歴史的な事実についての見解を尋ねられたときに、知らない、
分からないと応えるようでは、外国人から信頼されないのだ、
とも先生は言っていた。
日本の長い歴史で、元寇以外に外国の占領にあう危機は無かった。
それで、長期的な信頼関係を築く社会を形成できた。
また、外国の文物を宗教観の違いを超えて受け入れ、融合する
文化がわが国にはある。
イスラムの文化では、コーランの教えに無いとして、なかなか
新しいものを受け入れない社会の硬さがある。
新しいものを門前払いせずに柔軟に取り入れるて、
例えば「かな文字」を生み出し(例、952年 紀貫之 土佐日記)、
近年では自動車生産の技術をアメリカから学び、改良している。
長期的な信頼関係と、柔軟性が、日本の競争力の源泉になっている。
それはものづくりの現場で働く人たちが「当事者意識」を持つことに
現れている。

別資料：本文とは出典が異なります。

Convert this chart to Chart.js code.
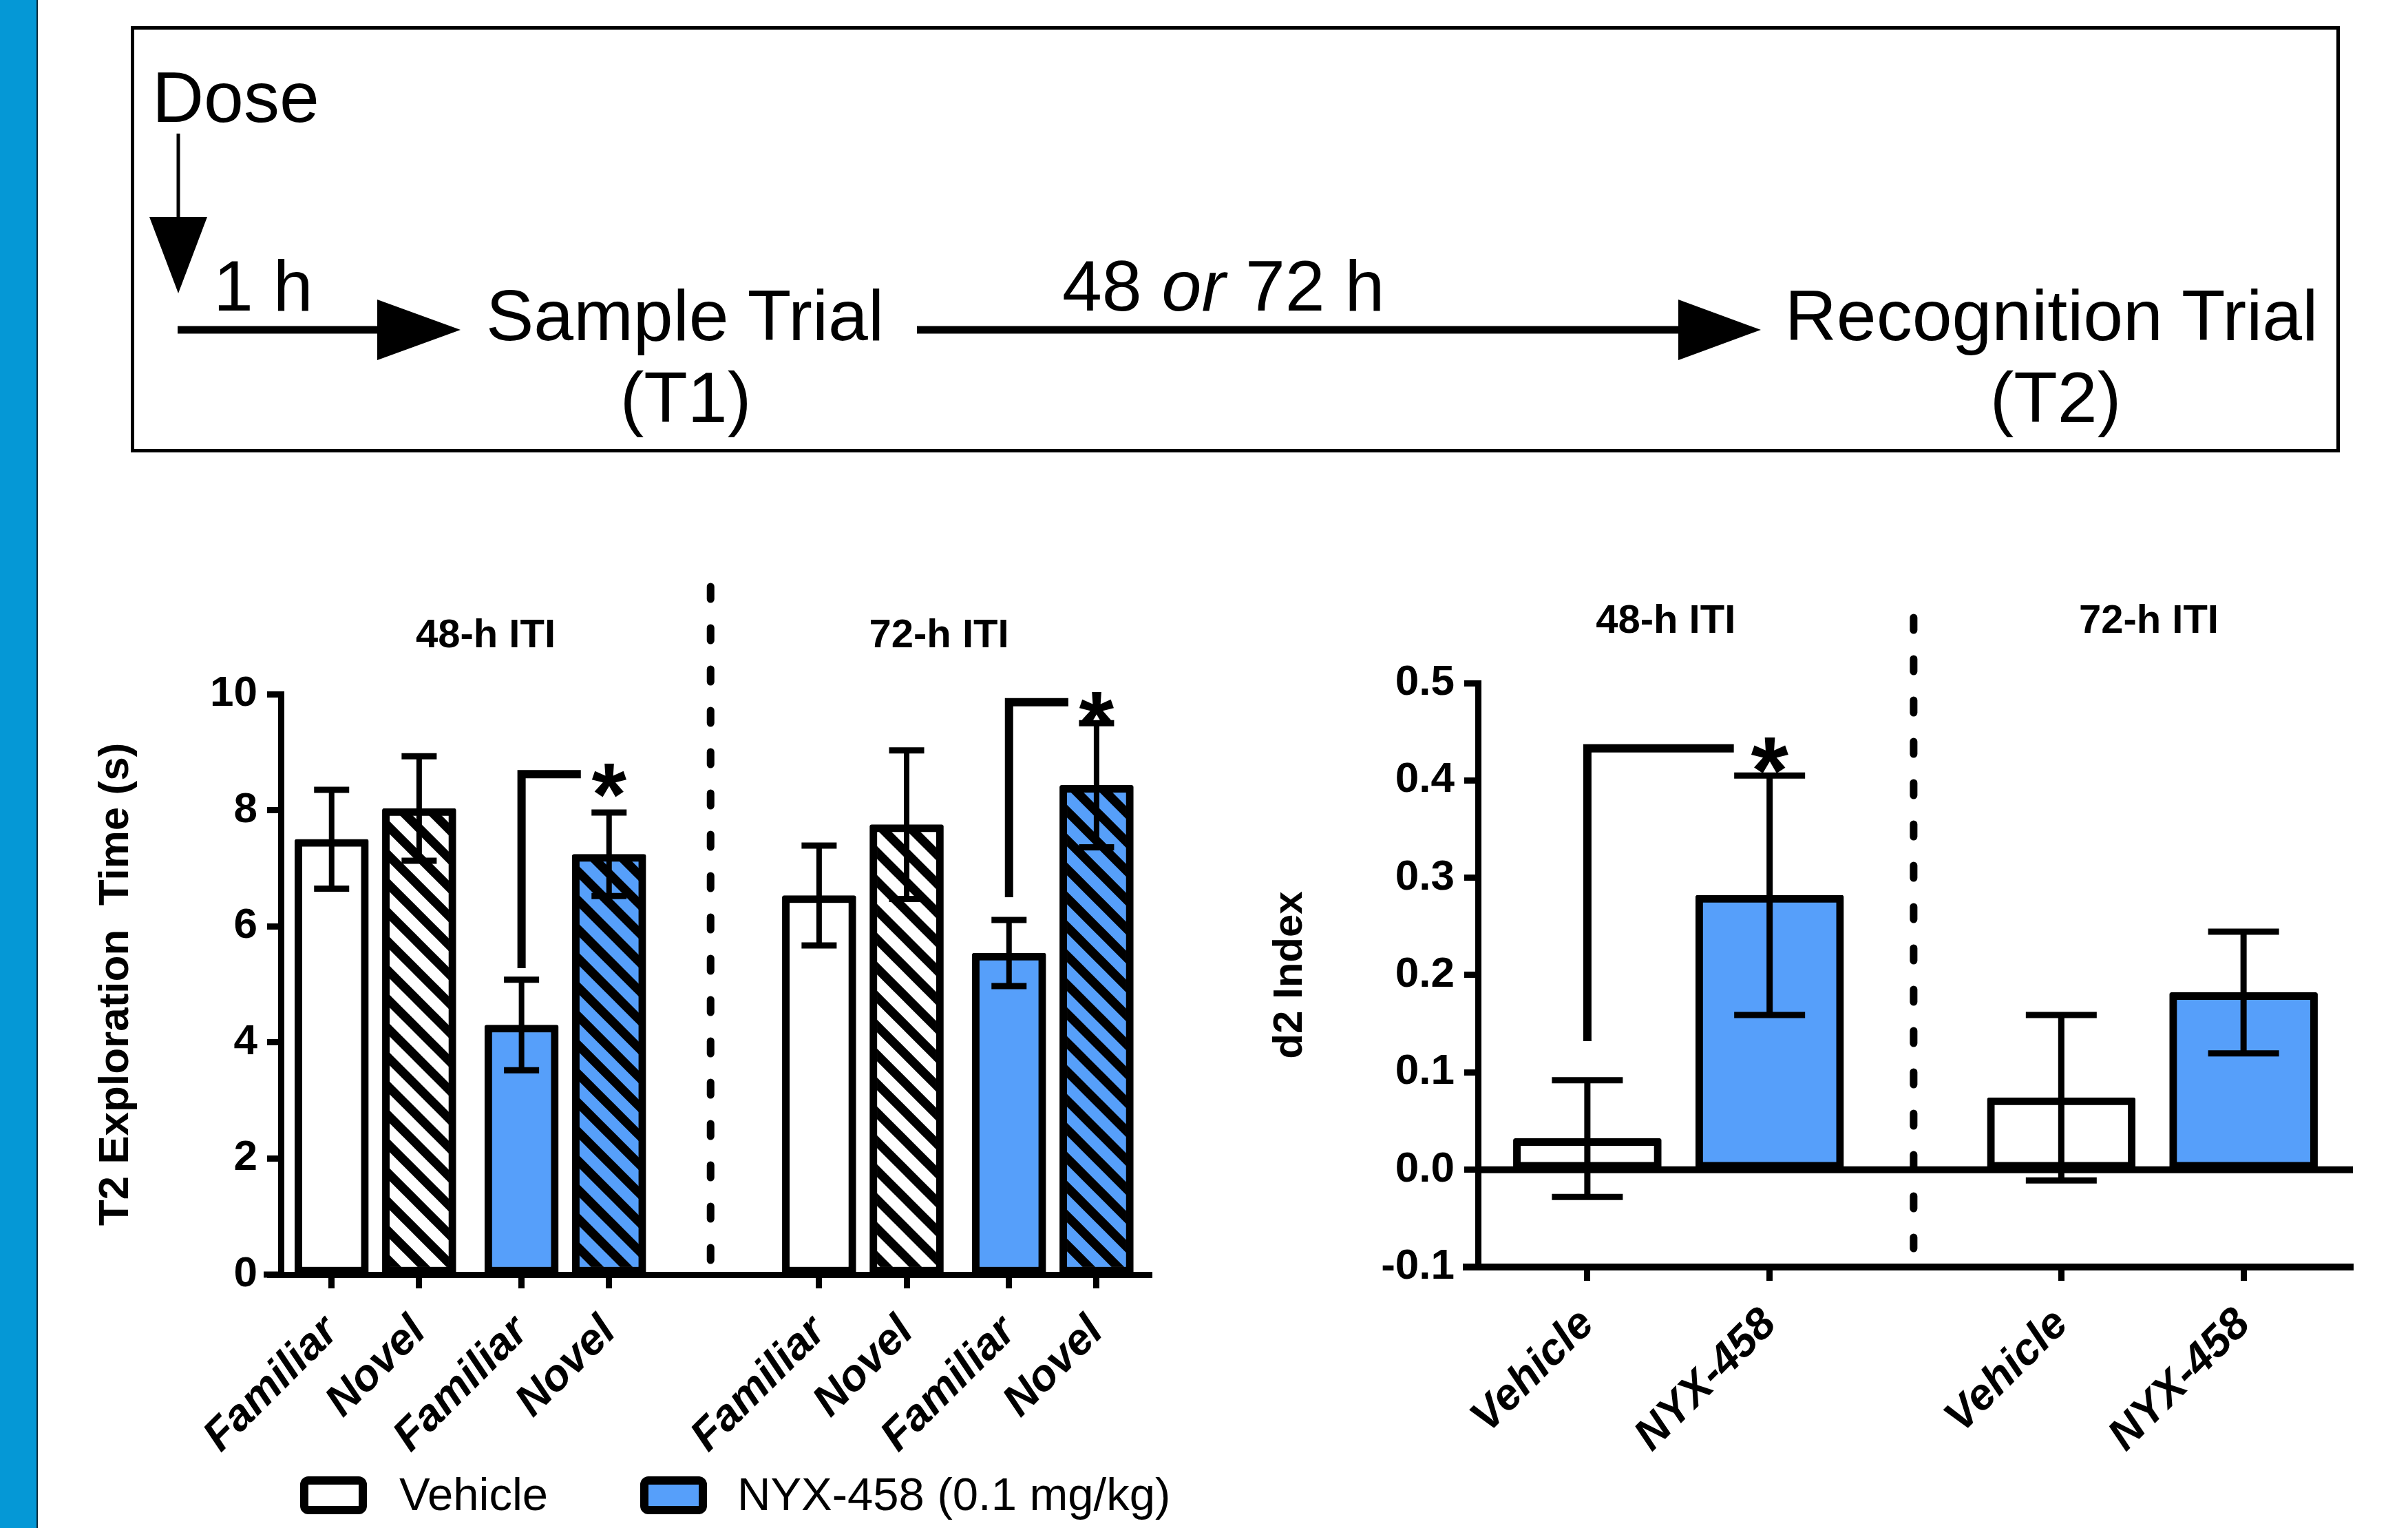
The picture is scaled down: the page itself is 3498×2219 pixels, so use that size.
<!DOCTYPE html>
<html>
<head>
<meta charset="utf-8">
<script src="https://cdn.jsdelivr.net/npm/chart.js@4.4.1/dist/chart.umd.min.js"></script>
<style>
  html, body { margin: 0; padding: 0; background: #fff; }
  body { width: 3498px; height: 2219px; position: relative; overflow: hidden; font-family: 'Liberation Sans', Arial, sans-serif; }
  #strip { position: absolute; left: 0; top: 0; width: 53px; height: 2219px; background: #0598d6; border-right: 2px solid #0b2a3a; }
  #overlay { position: absolute; left: 0; top: 0; }
  .panel { position: absolute; }
</style>
</head>
<body>
<div id="strip"></div>

<svg id="overlay" width="3498" height="2219" xmlns="http://www.w3.org/2000/svg">
  <!-- protocol box -->
  <rect x="192.5" y="40.5" width="3204" height="614" fill="none" stroke="#000" stroke-width="5"/>
  <g fill="#000" stroke="none">
    <polygon points="217,315 301,315 259,426"/>
    <polygon points="548,435 548,523 669,479"/>
    <polygon points="2438,435 2438,523 2558,479"/>
  </g>
  <g stroke="#000">
    <line x1="259" y1="194" x2="259" y2="318" stroke-width="5"/>
    <line x1="258" y1="479" x2="552" y2="479" stroke-width="11"/>
    <line x1="1332" y1="479" x2="2442" y2="479" stroke-width="11"/>
  </g>
  <g font-family="Liberation Sans, Arial, sans-serif" font-size="104" fill="#000">
    <text x="221" y="177">Dose</text>
    <text x="310" y="451">1 h</text>
    <text x="995" y="494" text-anchor="middle">Sample Trial</text>
    <text x="996" y="613" text-anchor="middle">(T1)</text>
    <text x="1543" y="451">48 <tspan font-style="italic">or</tspan> 72 h</text>
    <text x="2980" y="494" text-anchor="middle">Recognition Trial</text>
    <text x="2986" y="613" text-anchor="middle">(T2)</text>
  </g>
  <!-- legend -->
  <rect x="442" y="2150" width="85" height="43" rx="6" fill="#fff" stroke="#000" stroke-width="12"/>
  <rect x="936" y="2150" width="85" height="43" rx="6" fill="#569ffa" stroke="#000" stroke-width="12"/>
  <g font-family="Liberation Sans, Arial, sans-serif" font-size="67" fill="#000">
    <text x="580" y="2193">Vehicle</text>
    <text x="1071" y="2193">NYX-458 (0.1 mg/kg)</text>
  </g>
</svg>

<div class="panel" style="left:60px;top:780px;"><canvas id="explorationChart" width="1700" height="1439"></canvas></div>
<div class="panel" style="left:1760px;top:780px;"><canvas id="d2Chart" width="1738" height="1439"></canvas></div>

<script>
// ---------- data ----------
const groupNames = ['48-h ITI', '72-h ITI'];

// T2 exploration time (s), 8 bars
const explorationLabels = ['Familiar', 'Novel', 'Familiar', 'Novel', 'Familiar', 'Novel', 'Familiar', 'Novel'];
const explorationTreatment = ['Vehicle', 'Vehicle', 'NYX-458', 'NYX-458', 'Vehicle', 'Vehicle', 'NYX-458', 'NYX-458'];
const explorationMean = [7.5, 8.03, 4.3, 7.24, 6.53, 7.75, 5.54, 8.43];
const explorationSem = [0.85, 0.9, 0.78, 0.72, 0.86, 1.28, 0.57, 1.07];
const explorationTicks = [0, 2, 4, 6, 8, 10];

// d2 index, 4 bars
const d2Labels = ['Vehicle', 'NYX-458', 'Vehicle', 'NYX-458'];
const d2Treatment = ['Vehicle', 'NYX-458', 'Vehicle', 'NYX-458'];
const d2Mean = [0.032, 0.282, 0.074, 0.182];
const d2Sem = [0.06, 0.123, 0.085, 0.0625];
const d2Ticks = [-0.1, 0.0, 0.1, 0.2, 0.3, 0.4, 0.5];

// significance brackets (bar index from -> bar index with star), heights in data units
const explorationSigFrom = [2, 6];
const explorationSigTo = [3, 7];
const explorationSigLow = [5.28, 6.5];
const explorationSigHigh = [8.62, 9.86];
const d2SigFrom = [0];
const d2SigTo = [1];
const d2SigLow = [0.132];
const d2SigHigh = [0.433];

// ---------- layout (x slot positions on a linear axis) ----------
const explorationSlots = [0, 1, 2.17, 3.17, 5.57, 6.57, 7.74, 8.74];
const d2Slots = [0, 1, 2.6, 3.6];

const FONT = "'Liberation Sans', Arial, sans-serif";
const BLUE = '#569ffa';

Chart.defaults.font.family = FONT;
Chart.defaults.color = '#000';

function makeHatch(fill) {
    const tile = document.createElement('canvas');
    tile.width = tile.height = 42;
    const c = tile.getContext('2d');
    c.fillStyle = fill;
    c.fillRect(0, 0, 42, 42);
    c.strokeStyle = '#000';
    c.lineWidth = 13;
    for (let k = -1; k <= 1; k++) {
        c.beginPath();
        c.moveTo(-10, -10 + k * 42);
        c.lineTo(52, 52 + k * 42);
        c.stroke();
    }
    return c.createPattern(tile, 'repeat');
}

const hatchWhite = makeHatch('#fff');
const hatchBlue = makeHatch(BLUE);

// draws error bars, brackets, separators and group titles
function figurePlugin(cfg) {
    return {
        id: 'figure_' + cfg.name,
        beforeDatasetsDraw(chart) {
            const {ctx, chartArea, scales: {x, y}} = chart;
            ctx.save();
            // dashed separator between the two ITI groups
            const sx = x.getPixelForValue(cfg.sepX);
            ctx.strokeStyle = '#000';
            ctx.lineWidth = 11;
            ctx.lineCap = 'round';
            ctx.setLineDash([18, 42]);
            ctx.beginPath();
            ctx.moveTo(sx, chartArea.top - cfg.sepAbove);
            ctx.lineTo(sx, chartArea.bottom - cfg.sepBelow);
            ctx.stroke();
            ctx.setLineDash([]);
            ctx.lineCap = 'butt';
            // zero line
            if (cfg.zeroLine) {
                const zy = y.getPixelForValue(0);
                ctx.lineWidth = 10;
                ctx.beginPath();
                ctx.moveTo(chartArea.left, zy);
                ctx.lineTo(chartArea.right, zy);
                ctx.stroke();
            }
            // axis stub left of y axis
            ctx.lineWidth = cfg.axisWidth;
            ctx.beginPath();
            ctx.moveTo(chartArea.left - cfg.stub, chartArea.bottom);
            ctx.lineTo(chartArea.left, chartArea.bottom);
            ctx.stroke();
            // group titles
            ctx.fillStyle = '#000';
            ctx.font = 'bold 58px ' + FONT;
            ctx.textAlign = 'center';
            ctx.textBaseline = 'middle';
            groupNames.forEach((t, i) => {
                ctx.fillText(t, x.getPixelForValue(cfg.titleX[i]), chartArea.top - cfg.titleAbove);
            });
            ctx.restore();
        },
        afterDatasetsDraw(chart) {
            const {ctx, scales: {x, y}} = chart;
            const bars = chart.getDatasetMeta(0).data;
            ctx.save();
            ctx.strokeStyle = '#000';
            ctx.fillStyle = '#000';
            // error bars (mean +/- SEM)
            bars.forEach((bar, i) => {
                const top = y.getPixelForValue(cfg.mean[i] + cfg.sem[i]);
                const bot = y.getPixelForValue(cfg.mean[i] - cfg.sem[i]);
                ctx.lineWidth = cfg.errWidth;
                ctx.beginPath();
                ctx.moveTo(bar.x, top);
                ctx.lineTo(bar.x, bot);
                ctx.stroke();
                ctx.lineWidth = 9;
                [top, bot].forEach(py => {
                    ctx.beginPath();
                    ctx.moveTo(bar.x - cfg.capWidth / 2, py);
                    ctx.lineTo(bar.x + cfg.capWidth / 2, py);
                    ctx.stroke();
                });
            });
            // significance brackets
            ctx.lineWidth = 12;
            ctx.lineJoin = 'miter';
            cfg.sigFrom.forEach((from, k) => {
                const x0 = bars[from].x;
                const starX = bars[cfg.sigTo[k]].x;
                const yLow = y.getPixelForValue(cfg.sigLow[k]);
                const yHigh = y.getPixelForValue(cfg.sigHigh[k]);
                ctx.beginPath();
                ctx.moveTo(x0, yLow);
                ctx.lineTo(x0, yHigh);
                ctx.lineTo(starX - cfg.starGap, yHigh);
                ctx.stroke();
                ctx.font = 'bold ' + cfg.starSize + 'px ' + FONT;
                ctx.textAlign = 'center';
                ctx.textBaseline = 'alphabetic';
                ctx.fillText('*', starX, yHigh + cfg.starSize * 0.575);
            });
            ctx.restore();
        }
    };
}

function axisOptions(o) {
    return {
        x: {
            type: 'linear',
            min: o.xMin,
            max: o.xMax,
            offset: false,
            afterBuildTicks: axis => { axis.ticks = o.slots.map(v => ({value: v})); },
            afterFit: scale => { scale.height = o.xHeight; },
            border: {display: true, color: '#000', width: o.axisWidth},
            grid: {display: true, offset: false, drawOnChartArea: false, drawTicks: true, tickLength: 20, tickWidth: 9, tickColor: '#000'},
            ticks: {
                autoSkip: false,
                minRotation: 45,
                maxRotation: 45,
                padding: 26,
                color: '#000',
                font: {size: 64, weight: 'bold', style: 'italic'},
                callback: (v, i) => o.labels[i]
            }
        },
        y: {
            min: o.yMin,
            max: o.yMax,
            afterBuildTicks: axis => { axis.ticks = o.yTicks.map(v => ({value: v})); },
            afterFit: scale => { scale.width = o.yWidth; },
            border: {display: true, color: '#000', width: 9},
            grid: {display: true, drawOnChartArea: false, drawTicks: true, tickLength: 20, tickWidth: 9, tickColor: '#000'},
            ticks: {
                padding: 14,
                color: '#000',
                font: {size: 62, weight: 'bold'},
                callback: o.yFormat
            },
            title: {
                display: true,
                text: o.yTitle,
                color: '#000',
                font: {size: o.titleSize, weight: 'bold'},
                padding: {top: o.titlePad, bottom: 0}
            }
        }
    };
}

// ---------- left chart: exploration time ----------
new Chart(document.getElementById('explorationChart'), {
    type: 'bar',
    data: {
        datasets: [{
            label: 'T2 Exploration Time',
            data: explorationMean.map((v, i) => ({x: explorationSlots[i], y: v})),
            backgroundColor: explorationLabels.map((lab, i) => {
                const nyx = explorationTreatment[i] !== 'Vehicle';
                if (lab === 'Novel') return nyx ? hatchBlue : hatchWhite;
                return nyx ? BLUE : '#fff';
            }),
            borderColor: '#000',
            borderWidth: 11,
            borderSkipped: false,
            borderRadius: 3,
            barThickness: 107
        }]
    },
    options: {
        responsive: false,
        animation: false,
        events: [],
        layout: {padding: {top: 228, right: 87, left: 0, bottom: 0}},
        plugins: {legend: {display: false}, tooltip: {enabled: false}},
        scales: axisOptions({
            xMin: -0.58, xMax: 9.37, slots: explorationSlots, labels: explorationLabels,
            xHeight: 368, axisWidth: 9,
            yMin: 0, yMax: 10, yTicks: explorationTicks, yWidth: 348,
            yFormat: v => String(v), yTitle: 'T2 Exploration  Time (s)', titlePad: 72, titleSize: 62
        })
    },
    plugins: [figurePlugin({
        name: 'exploration',
        mean: explorationMean, sem: explorationSem,
        sigFrom: explorationSigFrom, sigTo: explorationSigTo,
        sigLow: explorationSigLow, sigHigh: explorationSigHigh,
        sepX: 4.33, sepAbove: 156, sepBelow: 21,
        titleX: [1.76, 6.94], titleAbove: 84,
        zeroLine: false, stub: 25, axisWidth: 9,
        errWidth: 8, capWidth: 51, starGap: 41, starSize: 130
    })]
});

// ---------- right chart: d2 index ----------
new Chart(document.getElementById('d2Chart'), {
    type: 'bar',
    data: {
        datasets: [{
            label: 'd2 Index',
            data: d2Mean.map((v, i) => ({x: d2Slots[i], y: v})),
            backgroundColor: d2Treatment.map(t => t === 'Vehicle' ? '#fff' : BLUE),
            borderColor: '#000',
            borderWidth: 11,
            borderSkipped: false,
            borderRadius: 3,
            barThickness: 215
        }]
    },
    options: {
        responsive: false,
        animation: false,
        events: [],
        layout: {padding: {top: 212, right: 80, left: 0, bottom: 0}},
        plugins: {legend: {display: false}, tooltip: {enabled: false}},
        scales: axisOptions({
            xMin: -0.6, xMax: 4.2, slots: d2Slots, labels: d2Labels,
            xHeight: 379, axisWidth: 10,
            yMin: -0.1, yMax: 0.5, yTicks: d2Ticks, yWidth: 387,
            yFormat: v => v.toFixed(1), yTitle: 'd2 Index', titlePad: 78, titleSize: 60
        })
    },
    plugins: [figurePlugin({
        name: 'd2',
        mean: d2Mean, sem: d2Sem,
        sigFrom: d2SigFrom, sigTo: d2SigTo,
        sigLow: d2SigLow, sigHigh: d2SigHigh,
        sepX: 1.79, sepAbove: 95, sepBelow: 27,
        titleX: [0.43, 3.08], titleAbove: 89,
        zeroLine: true, stub: 22, axisWidth: 10,
        errWidth: 9, capWidth: 103, starGap: 52, starSize: 140
    })]
});
</script>
</body>
</html>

これが現場力で、あるのは殆ど日本だけといってよい。
大げさだなあと感じながらも、渡辺京二・著の『逝きし世の面影』を
引きながら、いくつかの話が続いてくのを面白く聞いていた。
階級の無い、庶民文化のわが国だから作れた、この相互の信頼と
当事者意識は、わが国の社会資本といえる。
これを大切にしなければならないが、グローバルスタンダードや
構造改革の名の下に、市場主義がどんどんと入ってきている。
カンバン方式に代表されるような、共存共栄の考え方の下では
長期的な視点で改良を積み重ねていく。
また長期ビジョンに基づいて投資先行とすることもある。
でも、市場主義が行き過ぎると、契約関係は短くドライになり
磨きこむような改良が出来なくなる。
四半期決算も弊害があって、短期間で利益が出ているように
数字を作る(経営、組織活動をする)ようになってしまう。
いずれも、長期的な視点の投資をし辛くなる。
民主主義と市場主義は、人類の生み出したとても価値のある
ものだが、欠陥もある。
それは、今いる人たちの欲望を最大化することを認めてしまう
ことにある。
たとえば、中国や韓国は砂漠化が進んでいて、彼らから見ると
日本の山林は非常に魅力的に映る。
もし中国のファンドが、日本の野山を買いたがったら、売り払っても
いいのだろうか?
高く買ってくれればいい、というのは今いる人だけの利益を考えた
浅はかな行動だ。
歴史を知り、過去から受け継いできたものを将来の世代に引き継いで
いくことが大切だ。その視点が、民主主義での判断を正当化するのだ。
自国の歴史を知り、良いところを学べば、自然な愛国心が育つし
自信も深まるだろう。
閉塞感いっぱいで息苦しい社会を変えていくのは、今を生きている
ぼくたちが努力するしかない。
他国の人が助けてくれるわけでもないし、国を捨てることもできない。
そう思うと、歴史を知って自画像を描いてみようという中谷先生の
呼びかけの意味が分かる。
日本はダメだ、なんて言っていても、何にもならないからね。